Exercise instructions :: Only the lines from the one containing "Write the Plotly code for this chart." through the one containing "import plotly.graph_objects as go" should be output, both ends included and exactly as they appear, minus any pictures.
# # # # #
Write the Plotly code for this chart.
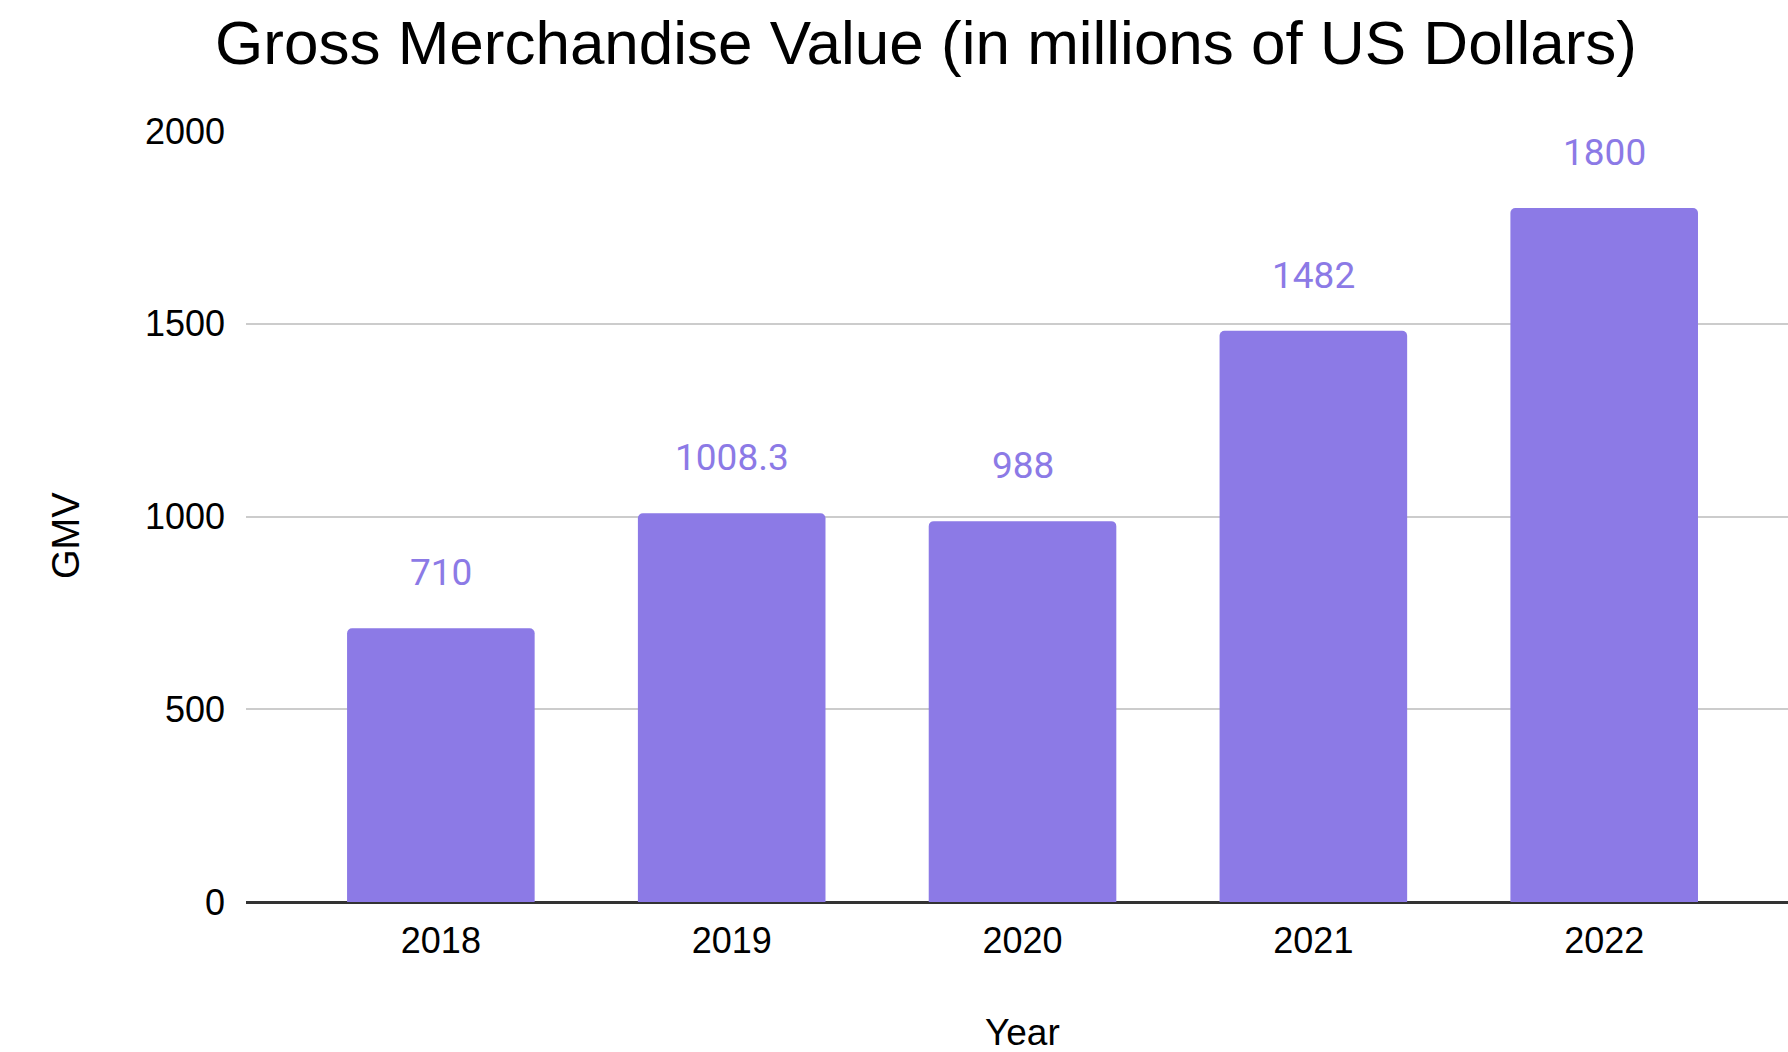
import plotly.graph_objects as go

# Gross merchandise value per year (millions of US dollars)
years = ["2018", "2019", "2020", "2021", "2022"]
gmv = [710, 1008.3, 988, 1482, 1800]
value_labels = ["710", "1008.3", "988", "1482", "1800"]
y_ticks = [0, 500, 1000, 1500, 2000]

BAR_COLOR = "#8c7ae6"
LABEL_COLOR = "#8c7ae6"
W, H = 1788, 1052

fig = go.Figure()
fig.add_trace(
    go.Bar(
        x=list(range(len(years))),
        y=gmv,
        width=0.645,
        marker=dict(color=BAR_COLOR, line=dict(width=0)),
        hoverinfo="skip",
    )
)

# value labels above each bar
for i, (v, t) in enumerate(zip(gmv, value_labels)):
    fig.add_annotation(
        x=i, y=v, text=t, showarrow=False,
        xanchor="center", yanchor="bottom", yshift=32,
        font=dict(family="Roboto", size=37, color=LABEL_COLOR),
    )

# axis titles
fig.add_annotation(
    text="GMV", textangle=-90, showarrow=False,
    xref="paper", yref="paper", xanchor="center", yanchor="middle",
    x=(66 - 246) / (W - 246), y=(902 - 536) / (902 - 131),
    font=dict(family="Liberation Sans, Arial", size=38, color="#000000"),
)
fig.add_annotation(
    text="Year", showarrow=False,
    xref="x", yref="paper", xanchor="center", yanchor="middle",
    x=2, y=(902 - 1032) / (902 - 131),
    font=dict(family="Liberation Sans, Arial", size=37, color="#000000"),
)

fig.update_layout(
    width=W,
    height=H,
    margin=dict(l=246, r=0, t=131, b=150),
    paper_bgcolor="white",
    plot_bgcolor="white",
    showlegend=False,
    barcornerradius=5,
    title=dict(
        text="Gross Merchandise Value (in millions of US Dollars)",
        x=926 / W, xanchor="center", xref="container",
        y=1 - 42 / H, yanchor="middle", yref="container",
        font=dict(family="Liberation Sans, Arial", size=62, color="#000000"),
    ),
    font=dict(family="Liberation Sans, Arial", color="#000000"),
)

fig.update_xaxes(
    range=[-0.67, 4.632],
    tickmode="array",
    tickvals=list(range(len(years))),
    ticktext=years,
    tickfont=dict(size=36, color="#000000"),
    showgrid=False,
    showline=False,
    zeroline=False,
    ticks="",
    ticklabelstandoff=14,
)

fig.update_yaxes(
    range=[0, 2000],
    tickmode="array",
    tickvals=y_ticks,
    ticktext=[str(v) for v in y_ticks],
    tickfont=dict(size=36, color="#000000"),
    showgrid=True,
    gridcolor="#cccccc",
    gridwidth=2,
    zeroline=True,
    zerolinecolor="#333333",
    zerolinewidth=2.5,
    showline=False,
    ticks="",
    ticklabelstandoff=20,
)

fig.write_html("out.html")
# # # # #
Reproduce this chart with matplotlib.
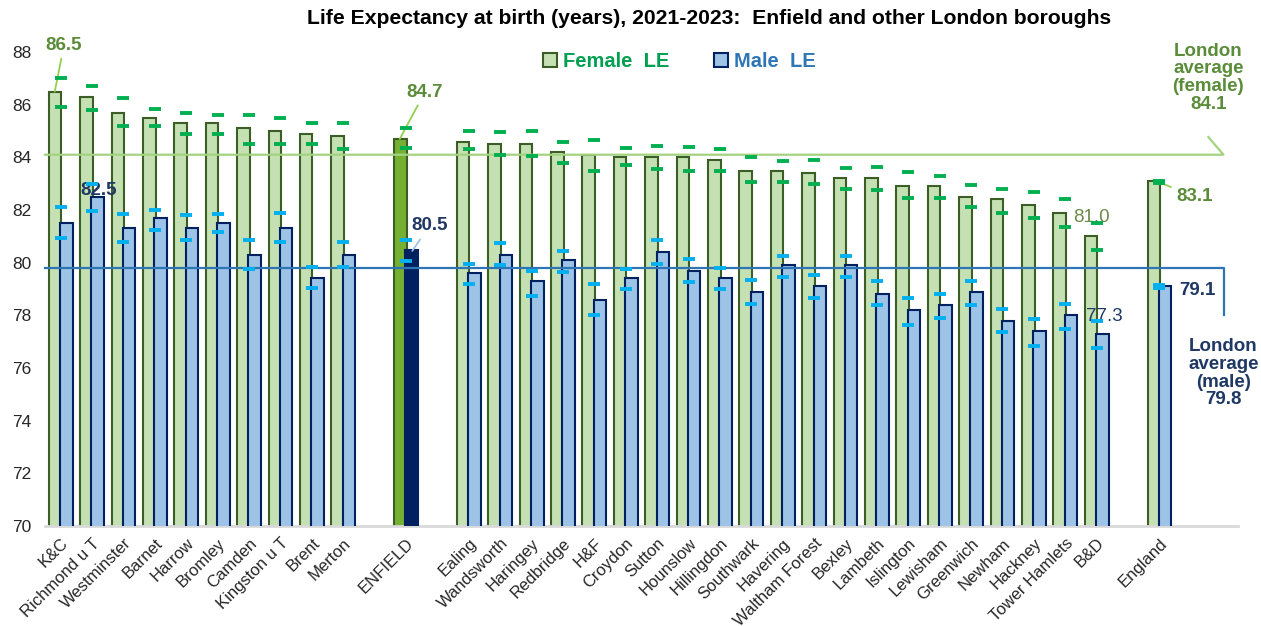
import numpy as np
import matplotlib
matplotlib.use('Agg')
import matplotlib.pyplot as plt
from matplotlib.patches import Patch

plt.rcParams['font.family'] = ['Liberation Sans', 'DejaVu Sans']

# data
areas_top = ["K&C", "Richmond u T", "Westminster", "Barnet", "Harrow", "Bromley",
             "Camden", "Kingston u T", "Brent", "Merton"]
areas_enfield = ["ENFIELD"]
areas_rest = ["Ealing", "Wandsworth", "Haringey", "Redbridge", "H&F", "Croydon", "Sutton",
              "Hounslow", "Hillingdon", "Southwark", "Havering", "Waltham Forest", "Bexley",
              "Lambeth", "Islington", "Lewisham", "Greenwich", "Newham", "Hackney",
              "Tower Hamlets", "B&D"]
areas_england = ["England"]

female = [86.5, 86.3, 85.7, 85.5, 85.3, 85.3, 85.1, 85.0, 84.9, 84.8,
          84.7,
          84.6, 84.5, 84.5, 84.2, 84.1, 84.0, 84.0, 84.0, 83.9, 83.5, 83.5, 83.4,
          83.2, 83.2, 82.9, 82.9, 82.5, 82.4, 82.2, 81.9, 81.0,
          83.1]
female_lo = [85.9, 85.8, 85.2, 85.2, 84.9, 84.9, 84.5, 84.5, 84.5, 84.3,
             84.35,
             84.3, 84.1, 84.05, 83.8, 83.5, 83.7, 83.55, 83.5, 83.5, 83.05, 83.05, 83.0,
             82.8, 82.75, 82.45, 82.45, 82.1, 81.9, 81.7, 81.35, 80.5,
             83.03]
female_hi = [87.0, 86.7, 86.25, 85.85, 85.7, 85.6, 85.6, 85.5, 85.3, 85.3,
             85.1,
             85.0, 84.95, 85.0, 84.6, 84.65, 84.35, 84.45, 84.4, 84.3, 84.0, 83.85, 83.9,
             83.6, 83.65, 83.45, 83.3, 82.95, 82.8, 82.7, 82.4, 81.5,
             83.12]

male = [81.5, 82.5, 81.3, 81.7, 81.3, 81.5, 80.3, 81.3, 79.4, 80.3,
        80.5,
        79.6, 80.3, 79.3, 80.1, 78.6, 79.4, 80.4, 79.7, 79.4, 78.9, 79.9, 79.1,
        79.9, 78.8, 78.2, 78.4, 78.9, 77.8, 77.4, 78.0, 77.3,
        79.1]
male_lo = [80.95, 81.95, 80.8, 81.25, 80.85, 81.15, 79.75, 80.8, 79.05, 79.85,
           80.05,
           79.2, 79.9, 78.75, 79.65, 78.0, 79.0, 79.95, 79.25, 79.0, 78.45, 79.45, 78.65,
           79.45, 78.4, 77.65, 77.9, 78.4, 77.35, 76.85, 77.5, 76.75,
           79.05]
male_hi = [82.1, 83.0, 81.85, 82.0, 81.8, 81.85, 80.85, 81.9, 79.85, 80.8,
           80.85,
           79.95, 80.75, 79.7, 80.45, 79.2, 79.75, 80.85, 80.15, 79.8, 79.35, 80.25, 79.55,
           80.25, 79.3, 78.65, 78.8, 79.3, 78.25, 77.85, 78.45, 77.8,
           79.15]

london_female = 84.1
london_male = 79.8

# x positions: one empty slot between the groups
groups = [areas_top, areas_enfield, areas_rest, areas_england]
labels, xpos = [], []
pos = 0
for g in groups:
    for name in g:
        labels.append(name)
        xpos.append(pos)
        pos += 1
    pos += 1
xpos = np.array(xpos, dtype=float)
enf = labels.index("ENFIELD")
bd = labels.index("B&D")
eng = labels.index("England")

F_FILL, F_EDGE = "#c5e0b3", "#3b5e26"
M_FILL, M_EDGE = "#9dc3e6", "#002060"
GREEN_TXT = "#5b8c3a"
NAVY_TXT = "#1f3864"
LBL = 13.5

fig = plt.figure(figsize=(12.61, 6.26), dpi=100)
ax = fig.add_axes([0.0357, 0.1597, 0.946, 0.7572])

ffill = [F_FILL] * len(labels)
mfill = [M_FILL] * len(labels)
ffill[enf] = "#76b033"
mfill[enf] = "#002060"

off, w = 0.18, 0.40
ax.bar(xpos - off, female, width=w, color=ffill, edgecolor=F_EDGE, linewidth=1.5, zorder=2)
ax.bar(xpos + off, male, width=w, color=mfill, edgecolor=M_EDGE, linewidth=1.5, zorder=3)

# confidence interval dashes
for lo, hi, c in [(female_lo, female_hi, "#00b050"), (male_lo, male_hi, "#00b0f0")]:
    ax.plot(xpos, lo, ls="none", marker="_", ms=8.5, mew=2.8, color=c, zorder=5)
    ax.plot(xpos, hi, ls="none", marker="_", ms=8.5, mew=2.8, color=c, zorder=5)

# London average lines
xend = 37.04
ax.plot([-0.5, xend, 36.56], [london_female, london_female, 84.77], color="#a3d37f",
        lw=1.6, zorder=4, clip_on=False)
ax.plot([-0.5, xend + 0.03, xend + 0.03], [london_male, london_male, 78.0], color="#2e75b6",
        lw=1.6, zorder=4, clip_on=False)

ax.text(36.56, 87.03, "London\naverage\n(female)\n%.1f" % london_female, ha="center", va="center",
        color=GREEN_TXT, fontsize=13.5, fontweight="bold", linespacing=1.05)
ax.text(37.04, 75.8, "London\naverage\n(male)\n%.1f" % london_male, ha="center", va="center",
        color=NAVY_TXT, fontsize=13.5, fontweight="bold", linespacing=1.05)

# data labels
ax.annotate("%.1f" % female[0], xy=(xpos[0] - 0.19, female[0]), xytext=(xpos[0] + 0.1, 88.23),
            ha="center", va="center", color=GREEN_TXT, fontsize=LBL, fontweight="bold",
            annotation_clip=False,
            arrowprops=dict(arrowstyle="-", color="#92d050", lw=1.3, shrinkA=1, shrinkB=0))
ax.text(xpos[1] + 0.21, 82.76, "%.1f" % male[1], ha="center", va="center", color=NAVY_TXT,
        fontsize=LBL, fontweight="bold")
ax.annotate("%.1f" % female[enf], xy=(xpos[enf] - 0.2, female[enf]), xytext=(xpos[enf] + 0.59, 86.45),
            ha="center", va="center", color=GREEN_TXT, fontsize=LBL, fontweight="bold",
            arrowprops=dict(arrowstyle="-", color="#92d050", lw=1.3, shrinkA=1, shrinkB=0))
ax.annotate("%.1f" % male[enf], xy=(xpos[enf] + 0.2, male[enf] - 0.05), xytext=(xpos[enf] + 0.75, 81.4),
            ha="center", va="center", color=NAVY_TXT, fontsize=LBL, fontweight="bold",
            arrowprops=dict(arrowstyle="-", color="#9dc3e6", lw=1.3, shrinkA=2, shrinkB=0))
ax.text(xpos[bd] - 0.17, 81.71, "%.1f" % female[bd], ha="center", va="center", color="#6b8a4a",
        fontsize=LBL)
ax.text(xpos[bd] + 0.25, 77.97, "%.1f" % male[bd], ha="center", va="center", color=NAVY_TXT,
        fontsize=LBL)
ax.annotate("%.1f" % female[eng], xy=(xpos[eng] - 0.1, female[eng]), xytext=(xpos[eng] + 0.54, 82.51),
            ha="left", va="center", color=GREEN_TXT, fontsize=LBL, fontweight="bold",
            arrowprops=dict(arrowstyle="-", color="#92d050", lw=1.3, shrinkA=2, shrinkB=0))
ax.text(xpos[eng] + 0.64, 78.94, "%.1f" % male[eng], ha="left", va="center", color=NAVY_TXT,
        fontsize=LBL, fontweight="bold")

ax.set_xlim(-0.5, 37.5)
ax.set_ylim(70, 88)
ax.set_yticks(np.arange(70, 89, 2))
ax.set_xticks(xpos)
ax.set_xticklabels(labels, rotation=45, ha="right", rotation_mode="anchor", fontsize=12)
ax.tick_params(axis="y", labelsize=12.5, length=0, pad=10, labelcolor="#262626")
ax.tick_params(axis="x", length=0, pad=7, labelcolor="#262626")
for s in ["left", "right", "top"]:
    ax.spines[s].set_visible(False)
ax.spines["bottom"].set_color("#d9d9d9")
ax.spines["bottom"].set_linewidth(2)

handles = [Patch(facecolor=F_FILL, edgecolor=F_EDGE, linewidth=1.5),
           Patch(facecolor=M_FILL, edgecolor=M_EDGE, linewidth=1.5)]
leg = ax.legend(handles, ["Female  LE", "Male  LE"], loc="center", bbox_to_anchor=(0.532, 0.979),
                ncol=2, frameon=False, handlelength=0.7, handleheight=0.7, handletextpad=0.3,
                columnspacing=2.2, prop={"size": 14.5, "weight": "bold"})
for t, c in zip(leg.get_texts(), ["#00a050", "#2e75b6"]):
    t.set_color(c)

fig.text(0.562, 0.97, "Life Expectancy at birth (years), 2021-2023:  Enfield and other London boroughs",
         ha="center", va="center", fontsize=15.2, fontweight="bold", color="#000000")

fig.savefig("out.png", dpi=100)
# # # # #
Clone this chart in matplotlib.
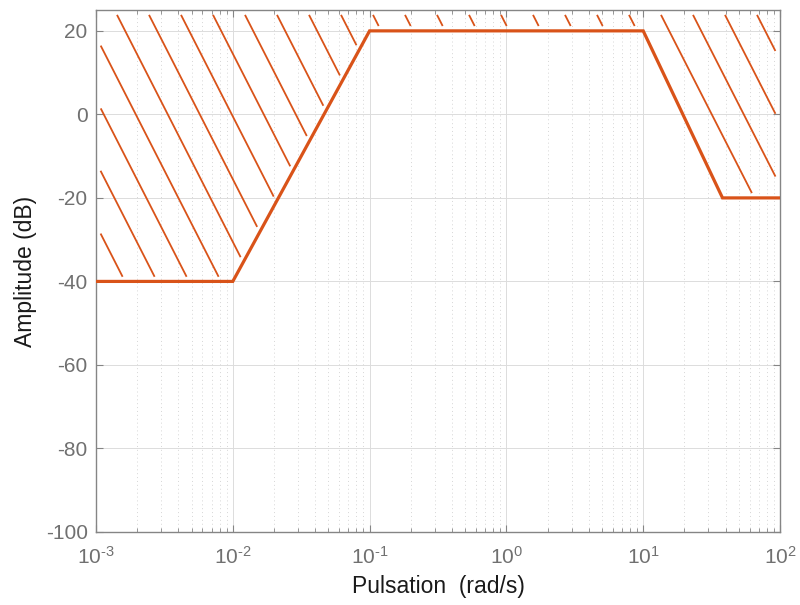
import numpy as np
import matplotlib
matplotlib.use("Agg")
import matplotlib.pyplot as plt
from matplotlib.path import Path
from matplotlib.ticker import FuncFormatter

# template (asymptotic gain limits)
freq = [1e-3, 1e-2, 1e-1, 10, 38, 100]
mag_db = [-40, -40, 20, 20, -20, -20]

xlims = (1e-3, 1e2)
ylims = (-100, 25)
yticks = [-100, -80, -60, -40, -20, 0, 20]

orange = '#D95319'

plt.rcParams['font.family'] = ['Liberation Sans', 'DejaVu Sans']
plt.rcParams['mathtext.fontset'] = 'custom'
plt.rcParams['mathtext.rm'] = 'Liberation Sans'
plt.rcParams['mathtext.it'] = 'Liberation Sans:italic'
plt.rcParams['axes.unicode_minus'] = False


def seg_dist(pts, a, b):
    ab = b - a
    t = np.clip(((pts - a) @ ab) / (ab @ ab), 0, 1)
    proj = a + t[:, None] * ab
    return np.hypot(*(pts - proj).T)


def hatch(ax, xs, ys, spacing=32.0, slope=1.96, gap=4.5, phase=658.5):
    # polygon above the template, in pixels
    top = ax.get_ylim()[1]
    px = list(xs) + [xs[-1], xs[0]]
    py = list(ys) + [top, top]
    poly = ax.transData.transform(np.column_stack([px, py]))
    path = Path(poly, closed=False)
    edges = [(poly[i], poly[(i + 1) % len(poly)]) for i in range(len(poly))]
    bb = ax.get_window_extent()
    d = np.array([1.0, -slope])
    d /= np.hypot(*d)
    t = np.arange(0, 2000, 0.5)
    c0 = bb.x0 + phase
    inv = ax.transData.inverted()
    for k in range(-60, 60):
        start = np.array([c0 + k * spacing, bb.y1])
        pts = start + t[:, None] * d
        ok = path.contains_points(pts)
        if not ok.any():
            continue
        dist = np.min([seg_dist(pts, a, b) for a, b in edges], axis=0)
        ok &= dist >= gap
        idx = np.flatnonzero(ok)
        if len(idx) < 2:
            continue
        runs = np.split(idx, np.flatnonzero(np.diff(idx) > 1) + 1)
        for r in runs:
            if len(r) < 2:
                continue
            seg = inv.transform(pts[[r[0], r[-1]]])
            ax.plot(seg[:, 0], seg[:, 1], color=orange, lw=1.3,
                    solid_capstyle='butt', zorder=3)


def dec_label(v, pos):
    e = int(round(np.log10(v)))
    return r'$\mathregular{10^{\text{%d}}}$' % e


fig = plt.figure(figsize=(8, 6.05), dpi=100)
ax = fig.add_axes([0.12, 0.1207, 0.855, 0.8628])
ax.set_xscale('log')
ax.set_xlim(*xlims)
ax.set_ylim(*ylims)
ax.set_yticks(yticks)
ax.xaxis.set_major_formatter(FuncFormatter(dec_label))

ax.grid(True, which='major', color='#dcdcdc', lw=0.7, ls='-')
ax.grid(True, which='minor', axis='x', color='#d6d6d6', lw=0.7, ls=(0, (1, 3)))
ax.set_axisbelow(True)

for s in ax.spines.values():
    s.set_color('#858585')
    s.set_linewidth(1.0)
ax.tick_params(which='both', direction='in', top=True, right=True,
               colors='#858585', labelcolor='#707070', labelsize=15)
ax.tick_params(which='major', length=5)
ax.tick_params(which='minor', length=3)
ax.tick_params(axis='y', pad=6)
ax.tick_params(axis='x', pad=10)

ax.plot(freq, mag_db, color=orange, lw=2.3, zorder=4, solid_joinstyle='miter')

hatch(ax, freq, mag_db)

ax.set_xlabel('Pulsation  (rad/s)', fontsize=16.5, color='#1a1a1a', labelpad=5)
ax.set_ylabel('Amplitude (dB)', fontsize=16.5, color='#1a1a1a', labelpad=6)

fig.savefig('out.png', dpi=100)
# # # # #
Solution to the problem ::
Write the Plotly code for this chart.
import plotly.graph_objects as go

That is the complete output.